Your objective: Starting at the first line of the data, please print exactly those lines through the one that holds "-100, -150, -200]", omitting every picture.
--- Source material ---
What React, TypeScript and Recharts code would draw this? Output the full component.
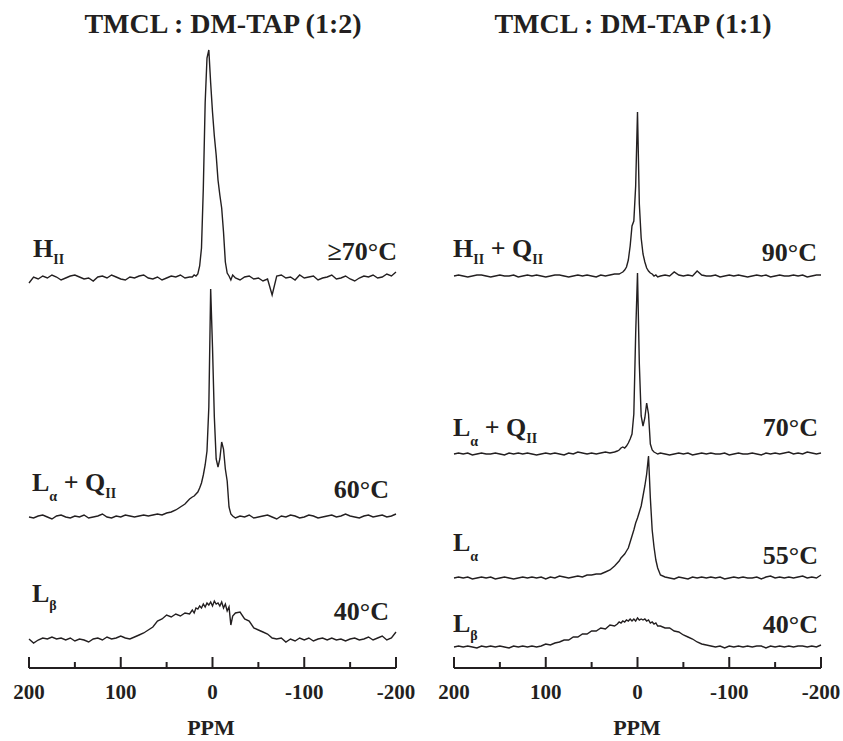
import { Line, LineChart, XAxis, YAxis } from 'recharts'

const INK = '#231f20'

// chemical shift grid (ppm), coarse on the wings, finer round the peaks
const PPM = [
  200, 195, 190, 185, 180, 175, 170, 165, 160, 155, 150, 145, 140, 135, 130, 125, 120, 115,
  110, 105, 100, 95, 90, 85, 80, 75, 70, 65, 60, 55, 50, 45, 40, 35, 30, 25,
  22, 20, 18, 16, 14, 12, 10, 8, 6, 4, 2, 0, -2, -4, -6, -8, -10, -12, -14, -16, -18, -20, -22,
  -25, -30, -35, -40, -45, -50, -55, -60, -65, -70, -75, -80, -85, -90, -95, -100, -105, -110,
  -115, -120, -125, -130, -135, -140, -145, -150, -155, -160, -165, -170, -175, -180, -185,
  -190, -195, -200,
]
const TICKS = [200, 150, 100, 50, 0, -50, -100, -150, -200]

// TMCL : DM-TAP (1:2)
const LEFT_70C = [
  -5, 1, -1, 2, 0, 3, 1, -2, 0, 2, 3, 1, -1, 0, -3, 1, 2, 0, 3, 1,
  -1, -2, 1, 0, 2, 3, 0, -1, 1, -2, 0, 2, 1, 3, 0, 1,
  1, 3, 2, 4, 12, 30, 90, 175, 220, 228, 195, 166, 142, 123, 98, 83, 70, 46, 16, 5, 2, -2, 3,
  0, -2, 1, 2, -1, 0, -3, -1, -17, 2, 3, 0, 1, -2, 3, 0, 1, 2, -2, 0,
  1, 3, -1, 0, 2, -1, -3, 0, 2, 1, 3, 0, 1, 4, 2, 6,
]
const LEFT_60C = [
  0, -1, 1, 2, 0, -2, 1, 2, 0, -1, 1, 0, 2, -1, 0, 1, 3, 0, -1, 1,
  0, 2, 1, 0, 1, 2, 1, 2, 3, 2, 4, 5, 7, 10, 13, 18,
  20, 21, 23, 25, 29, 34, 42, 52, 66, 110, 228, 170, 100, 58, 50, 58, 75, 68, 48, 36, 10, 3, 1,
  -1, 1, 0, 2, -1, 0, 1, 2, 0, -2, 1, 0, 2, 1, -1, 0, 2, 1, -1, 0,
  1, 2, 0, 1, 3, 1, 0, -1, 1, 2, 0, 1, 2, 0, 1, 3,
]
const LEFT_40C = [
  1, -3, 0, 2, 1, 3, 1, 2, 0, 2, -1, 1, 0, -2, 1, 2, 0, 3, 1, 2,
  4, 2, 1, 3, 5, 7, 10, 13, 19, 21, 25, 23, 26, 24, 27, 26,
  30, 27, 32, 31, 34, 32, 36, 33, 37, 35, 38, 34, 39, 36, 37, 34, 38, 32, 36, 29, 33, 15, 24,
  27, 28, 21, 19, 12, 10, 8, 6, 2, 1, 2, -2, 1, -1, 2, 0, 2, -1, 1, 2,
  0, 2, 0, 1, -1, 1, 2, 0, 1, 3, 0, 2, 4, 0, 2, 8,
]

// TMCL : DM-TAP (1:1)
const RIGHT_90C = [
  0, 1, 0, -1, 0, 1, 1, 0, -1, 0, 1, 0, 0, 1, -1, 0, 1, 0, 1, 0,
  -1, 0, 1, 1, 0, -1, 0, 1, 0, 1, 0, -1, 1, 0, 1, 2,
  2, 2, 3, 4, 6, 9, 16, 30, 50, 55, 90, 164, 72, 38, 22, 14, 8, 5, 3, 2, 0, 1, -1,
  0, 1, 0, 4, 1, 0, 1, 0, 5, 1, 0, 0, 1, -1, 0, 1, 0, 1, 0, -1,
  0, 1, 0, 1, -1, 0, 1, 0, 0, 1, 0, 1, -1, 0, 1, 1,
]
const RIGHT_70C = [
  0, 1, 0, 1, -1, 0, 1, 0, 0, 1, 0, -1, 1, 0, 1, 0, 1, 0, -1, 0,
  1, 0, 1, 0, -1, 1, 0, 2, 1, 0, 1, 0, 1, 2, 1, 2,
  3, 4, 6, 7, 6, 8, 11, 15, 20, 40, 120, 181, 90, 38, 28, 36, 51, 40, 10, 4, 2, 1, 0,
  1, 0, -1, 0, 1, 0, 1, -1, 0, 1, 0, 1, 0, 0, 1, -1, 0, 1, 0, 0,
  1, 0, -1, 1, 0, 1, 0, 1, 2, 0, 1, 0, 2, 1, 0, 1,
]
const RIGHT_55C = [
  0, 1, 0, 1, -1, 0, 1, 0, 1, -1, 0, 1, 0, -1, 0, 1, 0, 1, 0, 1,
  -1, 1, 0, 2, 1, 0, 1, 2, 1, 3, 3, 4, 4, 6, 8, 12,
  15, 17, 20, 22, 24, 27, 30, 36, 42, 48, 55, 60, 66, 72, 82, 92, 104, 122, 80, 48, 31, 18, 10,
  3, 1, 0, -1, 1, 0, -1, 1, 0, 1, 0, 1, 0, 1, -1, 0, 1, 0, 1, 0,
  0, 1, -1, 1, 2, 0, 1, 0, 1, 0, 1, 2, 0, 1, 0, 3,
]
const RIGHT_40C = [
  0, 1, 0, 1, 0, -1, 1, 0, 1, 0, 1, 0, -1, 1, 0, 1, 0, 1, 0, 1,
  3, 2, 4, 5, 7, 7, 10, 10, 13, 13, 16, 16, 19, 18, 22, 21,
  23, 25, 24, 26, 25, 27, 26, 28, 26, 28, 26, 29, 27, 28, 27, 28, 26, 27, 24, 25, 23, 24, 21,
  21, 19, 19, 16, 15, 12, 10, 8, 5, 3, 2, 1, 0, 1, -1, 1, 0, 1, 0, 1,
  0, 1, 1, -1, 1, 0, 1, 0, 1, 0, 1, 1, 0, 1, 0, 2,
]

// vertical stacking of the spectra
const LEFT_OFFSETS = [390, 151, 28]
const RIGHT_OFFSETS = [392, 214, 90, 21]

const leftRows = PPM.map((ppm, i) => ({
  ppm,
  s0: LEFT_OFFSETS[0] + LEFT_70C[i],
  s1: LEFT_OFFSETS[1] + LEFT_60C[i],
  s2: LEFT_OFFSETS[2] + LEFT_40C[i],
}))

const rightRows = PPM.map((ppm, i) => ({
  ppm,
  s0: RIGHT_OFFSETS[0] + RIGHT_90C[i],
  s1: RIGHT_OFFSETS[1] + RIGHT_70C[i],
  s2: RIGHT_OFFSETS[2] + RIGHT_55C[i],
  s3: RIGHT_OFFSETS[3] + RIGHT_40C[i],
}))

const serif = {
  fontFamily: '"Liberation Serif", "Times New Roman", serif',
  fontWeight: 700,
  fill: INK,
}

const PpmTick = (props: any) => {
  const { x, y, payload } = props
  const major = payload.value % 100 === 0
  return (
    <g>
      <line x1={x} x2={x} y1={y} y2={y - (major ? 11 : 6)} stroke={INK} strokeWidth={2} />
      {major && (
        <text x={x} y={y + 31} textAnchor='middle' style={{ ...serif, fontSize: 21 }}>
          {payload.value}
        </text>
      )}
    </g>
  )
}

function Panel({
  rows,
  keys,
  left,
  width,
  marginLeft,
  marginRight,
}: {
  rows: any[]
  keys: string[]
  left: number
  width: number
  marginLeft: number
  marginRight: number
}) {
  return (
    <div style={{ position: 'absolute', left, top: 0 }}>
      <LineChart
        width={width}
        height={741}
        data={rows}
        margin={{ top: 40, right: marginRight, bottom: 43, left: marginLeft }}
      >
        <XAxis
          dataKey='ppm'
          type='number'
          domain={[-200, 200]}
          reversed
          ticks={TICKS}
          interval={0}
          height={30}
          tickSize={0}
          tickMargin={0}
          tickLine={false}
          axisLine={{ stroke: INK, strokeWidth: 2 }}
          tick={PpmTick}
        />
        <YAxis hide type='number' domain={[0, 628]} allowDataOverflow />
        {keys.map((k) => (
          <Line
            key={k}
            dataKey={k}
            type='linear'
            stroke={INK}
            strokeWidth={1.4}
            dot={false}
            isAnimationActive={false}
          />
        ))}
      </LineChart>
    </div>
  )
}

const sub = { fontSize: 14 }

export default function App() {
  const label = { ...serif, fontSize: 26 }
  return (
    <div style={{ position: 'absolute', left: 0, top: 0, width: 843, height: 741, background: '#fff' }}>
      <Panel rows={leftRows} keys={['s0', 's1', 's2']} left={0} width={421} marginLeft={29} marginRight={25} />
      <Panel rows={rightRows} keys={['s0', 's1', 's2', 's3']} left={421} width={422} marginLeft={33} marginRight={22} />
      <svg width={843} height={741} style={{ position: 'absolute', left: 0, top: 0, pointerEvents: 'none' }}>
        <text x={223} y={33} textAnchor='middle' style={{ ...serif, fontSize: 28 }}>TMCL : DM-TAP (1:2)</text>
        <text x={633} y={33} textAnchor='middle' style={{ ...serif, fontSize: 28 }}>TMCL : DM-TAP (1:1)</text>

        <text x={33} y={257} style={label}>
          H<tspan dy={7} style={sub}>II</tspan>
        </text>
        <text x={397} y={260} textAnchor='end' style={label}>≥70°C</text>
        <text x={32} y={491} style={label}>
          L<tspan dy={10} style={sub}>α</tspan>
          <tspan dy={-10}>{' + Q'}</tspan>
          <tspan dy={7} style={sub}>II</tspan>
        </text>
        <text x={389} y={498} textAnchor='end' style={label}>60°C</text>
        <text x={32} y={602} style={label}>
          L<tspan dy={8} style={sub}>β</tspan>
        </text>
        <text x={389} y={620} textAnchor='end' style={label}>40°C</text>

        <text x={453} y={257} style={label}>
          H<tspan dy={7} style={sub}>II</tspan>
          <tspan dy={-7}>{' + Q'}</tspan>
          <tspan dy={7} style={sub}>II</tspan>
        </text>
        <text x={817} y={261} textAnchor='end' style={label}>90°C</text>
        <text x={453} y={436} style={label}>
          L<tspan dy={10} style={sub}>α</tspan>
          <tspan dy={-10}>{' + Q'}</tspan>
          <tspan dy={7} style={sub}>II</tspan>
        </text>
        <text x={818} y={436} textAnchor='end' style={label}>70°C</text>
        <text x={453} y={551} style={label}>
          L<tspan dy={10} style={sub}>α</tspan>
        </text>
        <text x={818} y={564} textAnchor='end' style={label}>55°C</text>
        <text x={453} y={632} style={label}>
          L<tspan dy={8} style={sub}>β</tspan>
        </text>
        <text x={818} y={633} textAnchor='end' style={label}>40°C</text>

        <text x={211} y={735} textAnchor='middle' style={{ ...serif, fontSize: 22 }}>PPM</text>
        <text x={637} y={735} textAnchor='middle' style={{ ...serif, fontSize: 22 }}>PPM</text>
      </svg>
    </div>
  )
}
---
Expected output:
What React, TypeScript and Recharts code would draw this? Output the full component.
import { Line, LineChart, XAxis, YAxis } from 'recharts'

const INK = '#231f20'

// chemical shift grid (ppm), coarse on the wings, finer round the peaks
const PPM = [
  200, 195, 190, 185, 180, 175, 170, 165, 160, 155, 150, 145, 140, 135, 130, 125, 120, 115,
  110, 105, 100, 95, 90, 85, 80, 75, 70, 65, 60, 55, 50, 45, 40, 35, 30, 25,
  22, 20, 18, 16, 14, 12, 10, 8, 6, 4, 2, 0, -2, -4, -6, -8, -10, -12, -14, -16, -18, -20, -22,
  -25, -30, -35, -40, -45, -50, -55, -60, -65, -70, -75, -80, -85, -90, -95, -100, -105, -110,
  -115, -120, -125, -130, -135, -140, -145, -150, -155, -160, -165, -170, -175, -180, -185,
  -190, -195, -200,
]
const TICKS = [200, 150, 100, 50, 0, -50, -100, -150, -200]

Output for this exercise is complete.